Rows from a dataset of charts and code:
* begin *

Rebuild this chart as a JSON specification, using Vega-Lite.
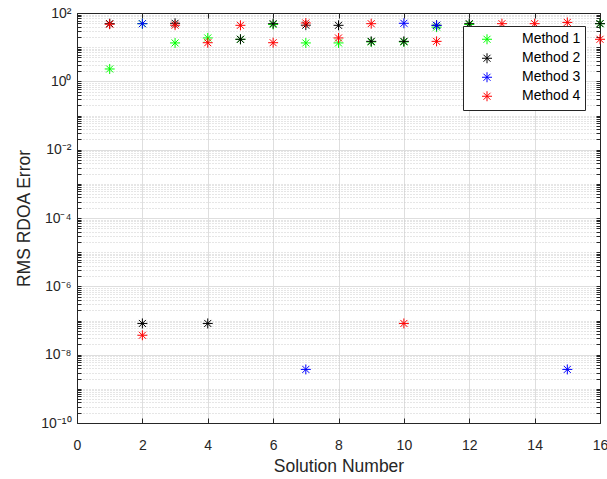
{
  "$schema": "https://vega.github.io/schema/vega-lite/v6.json",
  "width": 523,
  "height": 410,
  "autosize": {"type": "none"},
  "padding": {"left": 77, "top": 13, "right": 7, "bottom": 56},
  "background": "white",
  "config": {
    "view": {"stroke": "#262626", "strokeWidth": 1},
    "font": "Liberation Sans"
  },
  "data": {
    "values": [
      {"method": "Method 1", "solution": 1, "error": 2.3},
      {"method": "Method 1", "solution": 2, "error": 48.7},
      {"method": "Method 1", "solution": 3, "error": 13.3},
      {"method": "Method 1", "solution": 4, "error": 18.6},
      {"method": "Method 1", "solution": 5, "error": 17},
      {"method": "Method 1", "solution": 6, "error": 46},
      {"method": "Method 1", "solution": 7, "error": 13.3},
      {"method": "Method 1", "solution": 8, "error": 13.3},
      {"method": "Method 1", "solution": 9, "error": 14.2},
      {"method": "Method 1", "solution": 10, "error": 14.2},
      {"method": "Method 1", "solution": 11, "error": 38.6},
      {"method": "Method 1", "solution": 12, "error": 46},
      {"method": "Method 1", "solution": 13, "error": 14},
      {"method": "Method 1", "solution": 14, "error": 14},
      {"method": "Method 1", "solution": 15, "error": 14},
      {"method": "Method 1", "solution": 16, "error": 48.7},
      {"method": "Method 2", "solution": 1, "error": 48.7},
      {"method": "Method 2", "solution": 2, "error": 8.2e-8},
      {"method": "Method 2", "solution": 3, "error": 50},
      {"method": "Method 2", "solution": 4, "error": 8.2e-8},
      {"method": "Method 2", "solution": 5, "error": 17},
      {"method": "Method 2", "solution": 6, "error": 48.7},
      {"method": "Method 2", "solution": 7, "error": 44},
      {"method": "Method 2", "solution": 8, "error": 43.6},
      {"method": "Method 2", "solution": 9, "error": 14.8},
      {"method": "Method 2", "solution": 10, "error": 14.8},
      {"method": "Method 2", "solution": 11, "error": 43.6},
      {"method": "Method 2", "solution": 12, "error": 48.7},
      {"method": "Method 2", "solution": 13, "error": 14},
      {"method": "Method 2", "solution": 14, "error": 14},
      {"method": "Method 2", "solution": 15, "error": 14},
      {"method": "Method 2", "solution": 16, "error": 48.7},
      {"method": "Method 3", "solution": 2, "error": 48.7},
      {"method": "Method 3", "solution": 7, "error": 3.7e-9},
      {"method": "Method 3", "solution": 10, "error": 50},
      {"method": "Method 3", "solution": 11, "error": 43.6},
      {"method": "Method 3", "solution": 15, "error": 3.7e-9},
      {"method": "Method 4", "solution": 1, "error": 47},
      {"method": "Method 4", "solution": 2, "error": 3.7e-8},
      {"method": "Method 4", "solution": 3, "error": 44},
      {"method": "Method 4", "solution": 4, "error": 13.5},
      {"method": "Method 4", "solution": 5, "error": 43.6},
      {"method": "Method 4", "solution": 6, "error": 13.5},
      {"method": "Method 4", "solution": 7, "error": 51},
      {"method": "Method 4", "solution": 8, "error": 18.6},
      {"method": "Method 4", "solution": 9, "error": 48.7},
      {"method": "Method 4", "solution": 10, "error": 8.2e-8},
      {"method": "Method 4", "solution": 11, "error": 14.8},
      {"method": "Method 4", "solution": 12, "error": 14.8},
      {"method": "Method 4", "solution": 13, "error": 48.7},
      {"method": "Method 4", "solution": 14, "error": 48.7},
      {"method": "Method 4", "solution": 15, "error": 53},
      {"method": "Method 4", "solution": 16, "error": 17}
    ]
  },
  "resolve": {"axis": {"x": "independent", "y": "independent"}},
  "layer": [
    {
      "mark": {
        "type": "point",
        "shape": "M-1,0H1M0,-1V1M-0.7,-0.7L0.7,0.7M-0.7,0.7L0.7,-0.7",
        "filled": false,
        "size": 100,
        "strokeWidth": 1,
        "opacity": 1
      },
      "encoding": {
        "x": {
          "field": "solution",
          "type": "quantitative",
          "scale": {"domain": [0, 16], "nice": false, "zero": false},
          "axis": {
            "orient": "bottom",
            "values": [0, 2, 4, 6, 8, 10, 12, 14, 16],
            "title": "Solution Number",
            "titleFontSize": 17.5,
            "titleFontWeight": "normal",
            "titleColor": "#262626",
            "titleFont": "Liberation Sans",
            "titleBaseline": "alphabetic",
            "titleY": 48,
            "labelFontSize": 14,
            "labelFont": "Liberation Sans",
            "labelColor": "#262626",
            "labelPadding": 20,
            "labelFlush": false,
            "tickSize": -5,
            "tickColor": "#262626",
            "domainColor": "#262626",
            "gridColor": "#dedede",
            "grid": true
          }
        },
        "y": {
          "field": "error",
          "type": "quantitative",
          "scale": {"type": "log", "domain": [1e-10, 100], "nice": false},
          "axis": {
            "orient": "left",
            "values": [1e-10, 2e-10, 3e-10, 4e-10, 5e-10, 6e-10, 7e-10, 8e-10, 9e-10,
              1e-9, 2e-9, 3e-9, 4e-9, 5e-9, 6e-9, 7e-9, 8e-9, 9e-9,
              1e-8, 2e-8, 3e-8, 4e-8, 5e-8, 6e-8, 7e-8, 8e-8, 9e-8,
              1e-7, 2e-7, 3e-7, 4e-7, 5e-7, 6e-7, 7e-7, 8e-7, 9e-7,
              1e-6, 2e-6, 3e-6, 4e-6, 5e-6, 6e-6, 7e-6, 8e-6, 9e-6,
              1e-5, 2e-5, 3e-5, 4e-5, 5e-5, 6e-5, 7e-5, 8e-5, 9e-5,
              1e-4, 2e-4, 3e-4, 4e-4, 5e-4, 6e-4, 7e-4, 8e-4, 9e-4,
              1e-3, 2e-3, 3e-3, 4e-3, 5e-3, 6e-3, 7e-3, 8e-3, 9e-3,
              1e-2, 2e-2, 3e-2, 4e-2, 5e-2, 6e-2, 7e-2, 8e-2, 9e-2,
              0.1, 0.2, 0.3, 0.4, 0.5, 0.6, 0.7, 0.8, 0.9,
              1, 2, 3, 4, 5, 6, 7, 8, 9,
              10, 20, 30, 40, 50, 60, 70, 80, 90, 100],
            "labelExpr": "datum.value == 100 ? '10²' : datum.value == 1 ? '10⁰' : datum.value == 0.01 ? '10⁻²' : datum.value == 0.0001 ? '10⁻⁴' : datum.value == 0.000001 ? '10⁻⁶' : datum.value == 0.00000001 ? '10⁻⁸' : datum.value == 0.0000000001 ? '10⁻¹⁰' : ''",
            "labelFontSize": 14,
            "labelFont": "Liberation Sans",
            "labelColor": "#262626",
            "labelPadding": 10,
            "labelOverlap": false,
            "labelFlush": false,
            "title": "RMS RDOA Error",
            "titleFontSize": 17.5,
            "titleFontWeight": "normal",
            "titleColor": "#262626",
            "titleFont": "Liberation Sans",
            "titleBaseline": "middle",
            "titleX": -53,
            "titleY": 205,
            "tickSize": -4,
            "tickColor": "#262626",
            "domainColor": "#262626",
            "grid": true,
            "gridColor": {
              "condition": {"test": "datum.value == 100 || datum.value == 1 || datum.value == 0.01 || datum.value == 0.0001 || datum.value == 0.000001 || datum.value == 0.00000001 || datum.value == 0.0000000001", "value": "#dedede"},
              "value": "#cdcdcd"
            },
            "gridDash": {
              "condition": {"test": "datum.value == 100 || datum.value == 1 || datum.value == 0.01 || datum.value == 0.0001 || datum.value == 0.000001 || datum.value == 0.00000001 || datum.value == 0.0000000001", "value": []},
              "value": [1, 2]
            }
          }
        },
        "color": {
          "field": "method",
          "type": "nominal",
          "scale": {
            "domain": ["Method 1", "Method 2", "Method 3", "Method 4"],
            "range": ["#00ff00", "#000000", "#0000ff", "#ff0000"]
          },
          "legend": {
            "title": null,
            "orient": "none",
            "legendX": 386,
            "legendY": 13,
            "fillColor": "white",
            "strokeColor": "#262626",
            "padding": 4,
            "symbolType": "M-1,0H1M0,-1V1M-0.7,-0.7L0.7,0.7M-0.7,0.7L0.7,-0.7",
            "symbolSize": 100,
            "symbolStrokeWidth": 1,
            "symbolOffset": 13,
            "labelOffset": 28,
            "labelFontSize": 14,
            "labelFont": "Liberation Sans",
            "labelColor": "#000000",
            "clipHeight": 18.5,
            "rowPadding": 0
          }
        }
      }
    },
    {
      "mark": {"type": "point", "opacity": 0},
      "encoding": {
        "x": {
          "field": "solution",
          "type": "quantitative",
          "axis": {
            "orient": "top",
            "values": [0, 2, 4, 6, 8, 10, 12, 14, 16],
            "labels": false,
            "title": null,
            "grid": false,
            "tickSize": -5,
            "tickColor": "#262626",
            "domainColor": "#262626"
          }
        },
        "y": {
          "field": "error",
          "type": "quantitative",
          "axis": {
            "orient": "right",
            "values": [1e-10, 2e-10, 3e-10, 4e-10, 5e-10, 6e-10, 7e-10, 8e-10, 9e-10,
              1e-9, 2e-9, 3e-9, 4e-9, 5e-9, 6e-9, 7e-9, 8e-9, 9e-9,
              1e-8, 2e-8, 3e-8, 4e-8, 5e-8, 6e-8, 7e-8, 8e-8, 9e-8,
              1e-7, 2e-7, 3e-7, 4e-7, 5e-7, 6e-7, 7e-7, 8e-7, 9e-7,
              1e-6, 2e-6, 3e-6, 4e-6, 5e-6, 6e-6, 7e-6, 8e-6, 9e-6,
              1e-5, 2e-5, 3e-5, 4e-5, 5e-5, 6e-5, 7e-5, 8e-5, 9e-5,
              1e-4, 2e-4, 3e-4, 4e-4, 5e-4, 6e-4, 7e-4, 8e-4, 9e-4,
              1e-3, 2e-3, 3e-3, 4e-3, 5e-3, 6e-3, 7e-3, 8e-3, 9e-3,
              1e-2, 2e-2, 3e-2, 4e-2, 5e-2, 6e-2, 7e-2, 8e-2, 9e-2,
              0.1, 0.2, 0.3, 0.4, 0.5, 0.6, 0.7, 0.8, 0.9,
              1, 2, 3, 4, 5, 6, 7, 8, 9,
              10, 20, 30, 40, 50, 60, 70, 80, 90, 100],
            "labels": false,
            "title": null,
            "grid": false,
            "tickSize": -4,
            "tickColor": "#262626",
            "domainColor": "#262626"
          }
        }
      }
    }
  ]
}
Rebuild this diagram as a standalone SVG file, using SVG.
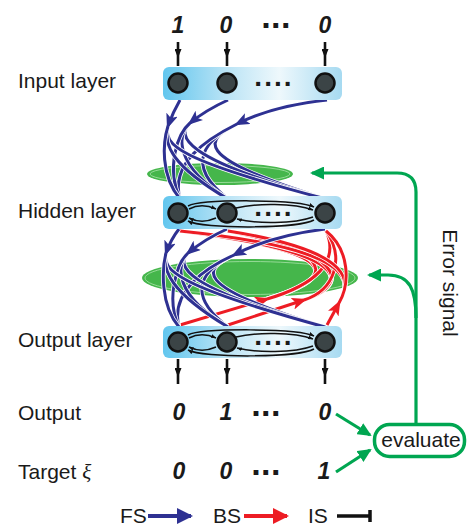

* end *

Set problem:
Among the entries, how many lines contain the string "this"? Give the number without anything else.

Task solution:
2